Ramstein Airmen develop new training method with AFCEC validation

  • Published
  • By Susan H. Lawson
  • AFCEC Public Affairs
Airmen of the civil engineer electrical team at Ramstein Air Base, Germany, recently developed an innovative training method to tackle deficiencies by designing and constructing an electrical systems training simulator.

Although similar trainers are used at other electrical shops worldwide, the Electrical Systems Trainer at Ramstein focuses on unique electrical systems throughout the base. The training center, located in the electrical section’s facility, includes trainers for: a motor and control, street light maintenance, interior lighting and distribution, airfield ramp lighting and emergency lighting.

“We are hoping this electrical method of training base-specific systems will be used across the Air Force,” said Tech. Sgt. Travis Baker, 786th Civil Engineer Squadron non-commissioned officer in charge of electrical systems. “Saving the Air Force money is one result of this and is just the beginning of what lies ahead.”
The simulator was built in 80 man-hours over a period of five days utilizing recycled parts removed from service to provide training to assigned Airmen. “It saved the squadron money in costly replacement parts in order to meet training requirements,” said Baker.
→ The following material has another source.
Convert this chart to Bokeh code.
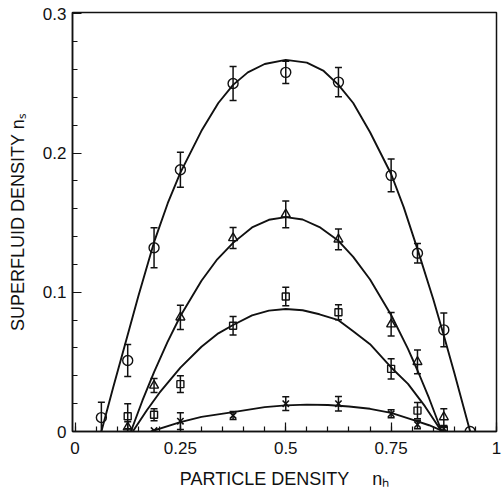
import math
from bokeh.plotting import figure
from bokeh.models import ColumnDataSource, Whisker, TeeHead, FixedTicker, Range1d
from bokeh.embed import file_html
from bokeh.resources import INLINE

# ---------------- data ----------------
# circles (top series)
circ_x = [1/16, 2/16, 3/16, 4/16, 6/16, 8/16, 10/16, 12/16, 13/16, 14/16, 15/16]
circ_y = [0.010, 0.051, 0.132, 0.188, 0.250, 0.258, 0.251, 0.184, 0.128, 0.073, 0.0]
circ_e = [0.011, 0.0115, 0.0144, 0.0126, 0.0122, 0.008, 0.0105, 0.0117, 0.007, 0.0122, 0.0]

# triangles
tri_x = [2/16, 3/16, 4/16, 6/16, 8/16, 10/16, 12/16, 13/16, 14/16]
tri_y = [0.003, 0.033, 0.082, 0.139, 0.156, 0.138, 0.077, 0.050, 0.0103]
tri_e = [0.004, 0.005, 0.0087, 0.0075, 0.0096, 0.0075, 0.0084, 0.0086, 0.006]

# squares
sq_x = [2/16, 3/16, 4/16, 6/16, 8/16, 10/16, 12/16, 13/16, 14/16]
sq_y = [0.011, 0.012, 0.034, 0.076, 0.097, 0.0857, 0.045, 0.015, 0.001]
sq_e = [0.009, 0.0043, 0.006, 0.0066, 0.0067, 0.0054, 0.0072, 0.0058, 0.002]

# crosses
cr_x = [3/16, 4/16, 6/16, 8/16, 10/16, 12/16, 13/16, 14/16]
cr_y = [0.0007, 0.0074, 0.0115, 0.020, 0.020, 0.0127, 0.005, 0.002]
cr_e = [0.0, 0.006, 0.0029, 0.005, 0.0052, 0.0029, 0.003, 0.002]

# fitted curves
c1_x = [0.0625, 0.09, 0.12, 0.15, 0.1875, 0.22, 0.25, 0.3, 0.34, 0.375, 0.41, 0.45, 0.5,
        0.55, 0.59, 0.625, 0.66, 0.7, 0.75, 0.78, 0.8125, 0.85, 0.875, 0.9, 0.9375]
c1_y = [0.0, 0.031, 0.064, 0.097, 0.136, 0.164, 0.186, 0.216, 0.236, 0.249, 0.258, 0.264, 0.267,
        0.265, 0.259, 0.249, 0.236, 0.215, 0.185, 0.161, 0.131, 0.095, 0.069, 0.042, 0.0]

c2_x = [0.1325, 0.16, 0.1875, 0.219, 0.25, 0.3, 0.3375, 0.375, 0.42, 0.46, 0.5, 0.54, 0.58,
        0.625, 0.66, 0.7, 0.75, 0.79, 0.8125, 0.84, 0.87]
c2_y = [0.0, 0.0223, 0.0427, 0.064, 0.083, 0.1083, 0.1237, 0.1355, 0.1466, 0.1521, 0.154, 0.1523,
        0.1469, 0.137, 0.1254, 0.1092, 0.0837, 0.0594, 0.044, 0.0239, 0.0]

c3_x = [0.137, 0.17, 0.2, 0.25, 0.3, 0.34, 0.375, 0.42, 0.46, 0.5, 0.54, 0.58, 0.625, 0.66,
        0.7, 0.75, 0.79, 0.83, 0.87]
c3_y = [0.0, 0.0151, 0.0277, 0.0459, 0.0609, 0.0705, 0.0765, 0.0834, 0.0868, 0.088, 0.0871,
        0.0842, 0.080, 0.072, 0.0627, 0.046, 0.0342, 0.0182, 0.0]

c4_x = [0.18, 0.25, 0.3, 0.375, 0.45, 0.5, 0.55, 0.6, 0.65, 0.7, 0.75, 0.8, 0.84, 0.875]
c4_y = [0.0, 0.0067, 0.0105, 0.0139, 0.0175, 0.0188, 0.0193, 0.019, 0.018, 0.0163, 0.0134,
        0.0085, 0.0045, 0.0]

x_ticks = [0, 0.25, 0.5, 0.75, 1]
x_tick_labels = ["0", "0.25", "0.5", "0.75", "1"]
y_ticks = [0, 0.1, 0.2, 0.3]
y_tick_labels = ["0", "0.1", "0.2", "0.3"]

x_title = "PARTICLE DENSITY\u2003 n\u2095"
y_title = "SUPERFLUID DENSITY n\u209b"

# ---------------- figure ----------------
INK = "#111111"
FONT = "Liberation Sans"

p = figure(width=502, height=494, output_backend="svg", toolbar_location=None,
           x_range=Range1d(-0.006, 1.0), y_range=Range1d(0, 0.301),
           min_border_left=72, min_border_right=6, min_border_top=12, min_border_bottom=63)
p.xgrid.visible = False
p.ygrid.visible = False
p.outline_line_color = INK
p.outline_line_width = 1.5
p.background_fill_color = "white"
p.border_fill_color = "white"

x_minor = [i * 0.05 for i in range(21)]
y_minor = [i * 0.02 for i in range(16)]
p.xaxis.ticker = FixedTicker(ticks=x_ticks, minor_ticks=x_minor)
p.yaxis.ticker = FixedTicker(ticks=y_ticks, minor_ticks=y_minor)
p.xaxis.major_label_overrides = {float(t): s for t, s in zip(x_ticks, x_tick_labels)}
p.yaxis.major_label_overrides = {float(t): s for t, s in zip(y_ticks, y_tick_labels)}

for ax in (p.xaxis, p.yaxis):
    ax.axis_line_color = INK
    ax.axis_line_width = 1.5
    ax.major_tick_in = 9
    ax.major_tick_out = 0
    ax.minor_tick_in = 5
    ax.minor_tick_out = 0
    ax.major_tick_line_color = INK
    ax.minor_tick_line_color = INK
    ax.major_tick_line_width = 1.2
    ax.minor_tick_line_width = 1.2
    ax.major_label_text_font = FONT
    ax.major_label_text_font_size = "17px"
    ax.major_label_text_color = INK
    ax.axis_label_text_font = FONT
    ax.axis_label_text_font_size = "18px"
    ax.axis_label_text_font_style = "normal"
    ax.axis_label_text_color = INK
p.xaxis.major_label_standoff = 10
p.yaxis.major_label_standoff = 6
p.xaxis.axis_label = x_title
p.yaxis.axis_label = y_title
p.xaxis.axis_label_standoff = 12
p.yaxis.axis_label_standoff = 12

# curves
for cx, cy in ((c1_x, c1_y), (c2_x, c2_y), (c3_x, c3_y), (c4_x, c4_y)):
    p.line(cx, cy, line_color=INK, line_width=1.9)

# error bars
def add_errors(xs, ys, es):
    pts = [(x, y, e) for x, y, e in zip(xs, ys, es) if e > 0]
    src = ColumnDataSource(dict(x=[a for a, _, _ in pts],
                                lo=[b - c for _, b, c in pts],
                                hi=[b + c for _, b, c in pts]))
    w = Whisker(source=src, base="x", lower="lo", upper="hi", dimension="height",
                line_color=INK, line_width=1.5,
                upper_head=TeeHead(size=7, line_color=INK, line_width=1.5),
                lower_head=TeeHead(size=7, line_color=INK, line_width=1.5))
    p.add_layout(w)

add_errors(circ_x, circ_y, circ_e)
add_errors(tri_x, tri_y, tri_e)
add_errors(sq_x, sq_y, sq_e)
add_errors(cr_x, cr_y, cr_e)

# markers
p.scatter(circ_x, circ_y, marker="circle", size=10, fill_alpha=0, line_color=INK, line_width=1.4)
p.scatter(tri_x, tri_y, marker="triangle", size=9, fill_alpha=0, line_color=INK, line_width=1.4)
p.scatter(sq_x, sq_y, marker="square", size=7, fill_alpha=0, line_color=INK, line_width=1.4)
p.scatter(cr_x, cr_y, marker="x", size=9, line_color=INK, line_width=1.6)

open("out.html", "w").write(file_html(p, INLINE))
The parts, previously destined for removal, now serve a renewed purpose in training military and civilian electricians.

On-the-job training is inherent to any squadron in the Air Force and serving overseas often limits the training opportunities for Airmen based upon the lack of prerequisite training received in technical school for foreign systems.

“Prior to this training simulator, training in the electrical systems section was accomplished ‘on-the-go’ when situations in the field arose that could satisfy job qualification standard requirements,” said Baker. “This made for inconsistent training opportunities on an unpredictable schedule.”

With the training center, technicians in three-to-five level upgrade training are able to accomplish 22 Job Qualification Standard tasks in a safe, controlled environment without fear of injury or potentially seriously impacting mission accomplishment due to unplanned outages.

"These training systems show the force development team Airmen and NCOs are taking their training serious and doing everything they can to better assist Airmen in upgrade training," said Senior Master Sgt. Mark Morgan, electrical force development manager at AFCEC. “They are not only meeting the minimum upgrade training requirements but also honing in on their base-specific and host-nation-specific unique systems. This is an absolute must if Airmen intend to fully contribute to the mission while assigned to an overseas base.”

In technical school, Airmen are trained to work on electrical systems based on American wiring standards. The Electrical Systems Trainer is based on European/German Electrical Systems built for situations encountered at Ramstein versus bases in the United States.

“If this base-specific training method could be used where systems differ from those found at tech school, Airmen would provide greater value to their base by getting up to speed quicker and more competently,” said Col. Timothy Dodge, director of the AFCEC Operations Directorate. “This concept can also be applied at (stateside) bases as a refresher to what Airmen learned at tech school.”